## START DATA SHOWN

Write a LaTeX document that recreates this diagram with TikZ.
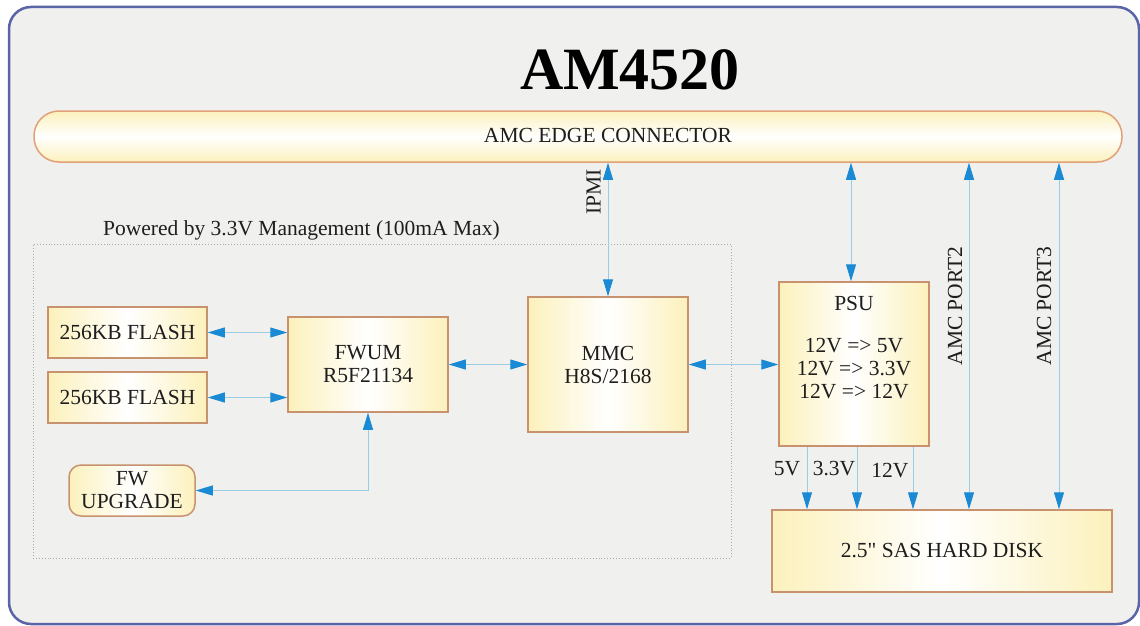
\documentclass[tikz,border=0pt]{standalone}
\usepackage{fontspec}
\setmainfont{Liberation Serif}
\usetikzlibrary{arrows.meta,calc}
\definecolor{bgc}{RGB}{240,240,238}
\definecolor{framec}{RGB}{92,100,168}
\definecolor{boxc}{RGB}{252,241,188}
\definecolor{borderc}{RGB}{200,146,110}
\definecolor{edgeborder}{RGB}{226,160,120}
\definecolor{linec}{RGB}{156,204,228}
\definecolor{headc}{RGB}{26,138,212}
\definecolor{txtc}{RGB}{30,30,30}
\definecolor{dotc}{RGB}{170,170,170}
\tikzset{
  blk/.style={draw=borderc, line width=1.5pt, left color=boxc, right color=boxc, middle color=white,
    text=txtc, font=\fontsize{21.5}{23}\selectfont, align=center, inner sep=0pt},
  edgebar/.style={draw=edgeborder, line width=1.5pt, top color=boxc, bottom color=boxc, middle color=white,
    inner sep=0pt},
  lbl/.style={text=txtc, font=\fontsize{21.5}{23}\selectfont, inner sep=0pt, align=center},
  conn/.style={draw=linec, line width=1pt, >={Triangle[length=17pt,width=10pt,color=headc]}},
}
\begin{document}
\begin{tikzpicture}[x=1pt,y=-1pt]
\useasboundingbox (0,0) rectangle (1140,626);
\fill[white] (0,0) rectangle (1140,626);
\draw[line width=2.5pt, draw=framec, fill=bgc, rounded corners=22pt] (9,7) rectangle (1139,624);

% title
\node[text=black, font=\fontsize{60}{60}\selectfont\bfseries, inner sep=0pt] (title) at (630,70) {AM4520};

% edge connector
\node[edgebar, minimum width=1088pt, minimum height=51pt, rounded corners=25pt] (edge) at (578,136.5) {};
\node[lbl] (edgetxt) at (608,135) {AMC EDGE CONNECTOR};

% management area
\node[draw=dotc, dotted, line width=0.9pt, minimum width=698pt, minimum height=314pt, inner sep=0pt] (mgmt) at (382,401) {};
\node[lbl, anchor=west] (mgmtlbl) at (103,230) {Powered by 3.3V Management (100mA Max)};

% blocks
\node[blk, minimum width=159pt, minimum height=51pt] (flash1) at (127.5,332.5) {256KB FLASH};
\node[blk, minimum width=159pt, minimum height=51pt] (flash2) at (127.5,397.5) {256KB FLASH};
\node[blk, minimum width=160pt, minimum height=95pt] (fwum) at (368,364.5) {FWUM\\R5F21134};
\node[blk, minimum width=126pt, minimum height=51pt, rounded corners=12pt] (fwup) at (132,490.5) {FW\\UPGRADE};
\node[blk, minimum width=160pt, minimum height=135pt] (mmc) at (608,364.5) {MMC\\H8S/2168};
\node[blk, minimum width=150pt, minimum height=164pt] (psu) at (854,364) {};
\node[lbl] (psutitle) at (854,303) {PSU};
\node[lbl] (psutext) at (854,369) {12V => 5V\\12V => 3.3V\\12V => 12V};
\node[blk, minimum width=340pt, minimum height=82pt] (disk) at (942,551) {2.5\textquotedbl{} SAS HARD DISK};

% connectors
\draw[conn,<->] (flash1.east) -- (flash1.east -| fwum.west);
\draw[conn,<->] (flash2.east) -- (flash2.east -| fwum.west);
\draw[conn,<->] (fwum.east) -- (fwum.east -| mmc.west);
\draw[conn,<->] (mmc.east) -- (mmc.east -| psu.west);
\draw[conn,<->] (fwum.south) |- (fwup.east);
\draw[conn,<->] (edge.south -| mmc.north) -- node[lbl, rotate=90, pos=0.22, above=7pt] (ipmi) {IPMI} (mmc.north);
\coordinate (cpsu) at (851,0);
\draw[conn,<->] (edge.south -| cpsu) -- (psu.north -| cpsu);

\coordinate (cp2) at (969,0);
\coordinate (cp3) at (1059,0);
\draw[conn,<->] (disk.north -| cp2) -- (edge.south -| cp2);
\draw[conn,<->] (disk.north -| cp3) -- (edge.south -| cp3);
\node[lbl, rotate=90] (port2) at (955,306) {AMC PORT2};
\node[lbl, rotate=90] (port3) at (1044,306) {AMC PORT3};

\coordinate (c5) at (807,0);
\coordinate (c33) at (857,0);
\coordinate (c12) at (913,0);
\draw[conn,->] (psu.south -| c5) -- (disk.north -| c5);
\draw[conn,->] (psu.south -| c33) -- (disk.north -| c33);
\draw[conn,->] (psu.south -| c12) -- (disk.north -| c12);
\node[lbl] (l5) at (787,469) {5V};
\node[lbl] (l33) at (834,469) {3.3V};
\node[lbl] (l12) at (890,471) {12V};
\end{tikzpicture}
\end{document}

## END DATA SHOWN

DIRECTIONS FOR THIS TASK >>
Are you able to set down all the lines above exactly, without any pictures?

SOLUTION FOR THIS EXERCISE >>
Write a LaTeX document that recreates this diagram with TikZ.
\documentclass[tikz,border=0pt]{standalone}
\usepackage{fontspec}
\setmainfont{Liberation Serif}
\usetikzlibrary{arrows.meta,calc}
\definecolor{bgc}{RGB}{240,240,238}
\definecolor{framec}{RGB}{92,100,168}
\definecolor{boxc}{RGB}{252,241,188}
\definecolor{borderc}{RGB}{200,146,110}
\definecolor{edgeborder}{RGB}{226,160,120}
\definecolor{linec}{RGB}{156,204,228}
\definecolor{headc}{RGB}{26,138,212}
\definecolor{txtc}{RGB}{30,30,30}
\definecolor{dotc}{RGB}{170,170,170}
\tikzset{
  blk/.style={draw=borderc, line width=1.5pt, left color=boxc, right color=boxc, middle color=white,
    text=txtc, font=\fontsize{21.5}{23}\selectfont, align=center, inner sep=0pt},
  edgebar/.style={draw=edgeborder, line width=1.5pt, top color=boxc, bottom color=boxc, middle color=white,
    inner sep=0pt},
  lbl/.style={text=txtc, font=\fontsize{21.5}{23}\selectfont, inner sep=0pt, align=center},
  conn/.style={draw=linec, line width=1pt, >={Triangle[length=17pt,width=10pt,color=headc]}},
}
\begin{document}
\begin{tikzpicture}[x=1pt,y=-1pt]
\useasboundingbox (0,0) rectangle (1140,626);
\fill[white] (0,0) rectangle (1140,626);
\draw[line width=2.5pt, draw=framec, fill=bgc, rounded corners=22pt] (9,7) rectangle (1139,624);

% title
\node[text=black, font=\fontsize{60}{60}\selectfont\bfseries, inner sep=0pt] (title) at (630,70) {AM4520};

% edge connector
\node[edgebar, minimum width=1088pt, minimum height=51pt, rounded corners=25pt] (edge) at (578,136.5) {};
\node[lbl] (edgetxt) at (608,135) {AMC EDGE CONNECTOR};

% management area
\node[draw=dotc, dotted, line width=0.9pt, minimum width=698pt, minimum height=314pt, inner sep=0pt] (mgmt) at (382,401) {};
\node[lbl, anchor=west] (mgmtlbl) at (103,230) {Powered by 3.3V Management (100mA Max)};

% blocks
\node[blk, minimum width=159pt, minimum height=51pt] (flash1) at (127.5,332.5) {256KB FLASH};
\node[blk, minimum width=159pt, minimum height=51pt] (flash2) at (127.5,397.5) {256KB FLASH};
\node[blk, minimum width=160pt, minimum height=95pt] (fwum) at (368,364.5) {FWUM\\R5F21134};
\node[blk, minimum width=126pt, minimum height=51pt, rounded corners=12pt] (fwup) at (132,490.5) {FW\\UPGRADE};
\node[blk, minimum width=160pt, minimum height=135pt] (mmc) at (608,364.5) {MMC\\H8S/2168};
\node[blk, minimum width=150pt, minimum height=164pt] (psu) at (854,364) {};
\node[lbl] (psutitle) at (854,303) {PSU};
\node[lbl] (psutext) at (854,369) {12V => 5V\\12V => 3.3V\\12V => 12V};
\node[blk, minimum width=340pt, minimum height=82pt] (disk) at (942,551) {2.5\textquotedbl{} SAS HARD DISK};

% connectors
\draw[conn,<->] (flash1.east) -- (flash1.east -| fwum.west);
\draw[conn,<->] (flash2.east) -- (flash2.east -| fwum.west);
\draw[conn,<->] (fwum.east) -- (fwum.east -| mmc.west);
\draw[conn,<->] (mmc.east) -- (mmc.east -| psu.west);
\draw[conn,<->] (fwum.south) |- (fwup.east);
\draw[conn,<->] (edge.south -| mmc.north) -- node[lbl, rotate=90, pos=0.22, above=7pt] (ipmi) {IPMI} (mmc.north);
\coordinate (cpsu) at (851,0);
\draw[conn,<->] (edge.south -| cpsu) -- (psu.north -| cpsu);

\coordinate (cp2) at (969,0);
\coordinate (cp3) at (1059,0);
\draw[conn,<->] (disk.north -| cp2) -- (edge.south -| cp2);
\draw[conn,<->] (disk.north -| cp3) -- (edge.south -| cp3);
\node[lbl, rotate=90] (port2) at (955,306) {AMC PORT2};
\node[lbl, rotate=90] (port3) at (1044,306) {AMC PORT3};

\coordinate (c5) at (807,0);
\coordinate (c33) at (857,0);
\coordinate (c12) at (913,0);
\draw[conn,->] (psu.south -| c5) -- (disk.north -| c5);
\draw[conn,->] (psu.south -| c33) -- (disk.north -| c33);
\draw[conn,->] (psu.south -| c12) -- (disk.north -| c12);
\node[lbl] (l5) at (787,469) {5V};
\node[lbl] (l33) at (834,469) {3.3V};
\node[lbl] (l12) at (890,471) {12V};
\end{tikzpicture}
\end{document}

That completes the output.